If you have not already noticed, I am worried about climate change. Everyday I learn more, read more, hear more; every day I am more worried. It seems crazy that we have gotten ourselves into this situation, and even more crazy that most of us are content to sit idly by while it happens all around us. However, I do understand why people choose to be bystanders – I was one of them only months ago. What could I do? How could I make a difference? These bad things are going to happen regardless of what I did. All I could do was just watch it unfold and hope for the best. Right?
Well, maybe, maybe not.
I can do things to effect change in my own life. I can inch things forward, little by little, by adding my voice to the thousands that are already on the cause. I can “be the change you want to see in the world”.
It is pretty hard to openly complain about the BP oil spill or the Alberta oil sands, and still jump in my car every time I want to go somewhere. But it is just so easy to jump in the car. But how can I complain about oil and still be a rampant user of oil? It is a double standard and I know it.
But it is hard. I wrote before of our car culture and its hold on North American society. I live in a city that is especially spread out, almost the worst urban spawl in Canada according to a recent study. This makes it difficult to get around without a car.
I was thinking about it, and there are four main areas where I use my car:
- Shopping (for just groceries due to my current shopping ban)
- Friends and family gatherings
- Family activities (for example, my kid’s swimming lessons)
Where could stop using my car? By far, the easiest to tackle is going to work. There is a bus that goes through my neighbourhood that heads straight downtown and can deposit me one block from my office. So, beginning in 2011, I have committed to taking the bus to work.
I have not taken the bus in about 10 years, so this was a really new way of transporting myself.

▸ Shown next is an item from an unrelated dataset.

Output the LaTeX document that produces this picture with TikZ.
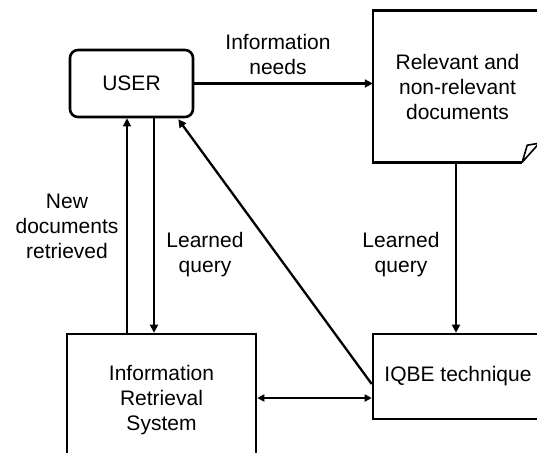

After about 5 weeks, I am happy to report on my experience:
The entire trip takes about 35 minutes, as compared to about 15 minutes by car. This includes walking 10 minutes in my neighbourhood, and another 5 minutes downtown to my office. I am enjoying the bit of exercise this provides each day (30 minutes total). I especially enjoy walking home at night in the quiet streets of my neighbourhood. I reflect on my day. I notice how the snow beneath my feet sparkles in the street lights. I pass by houses, looking warm and cozy inside. I look up at the stars.
However, I am especially enjoying my time spent on the bus. For the most part, I read. I seem to never have enough time to read everything I want to read, especially now that I am greening my life from top to bottom. I have all sorts of books out from the library right now, ranging from gardening, to preserving food to making homemade cleaners. I want to soak up as much information as possible. My daily bus ride gives me time to do this.
I also enjoy making new connections with strangers. This may sound odd, I know. But I have made a commitment to strengthen my everyday connections. I want to be part of the of glue that holds us all together; so that we can better realize our shared humanity, our shared stake in this world. So I have conversations. I recently talked to one man who lost his house in a fire. I talked to another woman who I happened to work with 10 years ago. I often talk to the people waiting at the bus stop in my neighbourhood. I think it is healthy to connect with others, to not just live our separate lives in our separate cars.
All in all, it has been a good experience. I will gladly continue to take the bus. I have even started taking it for other types of trips as well. It does take longer, yes.
That’s okay. It gives me more time to relax, reflect and read.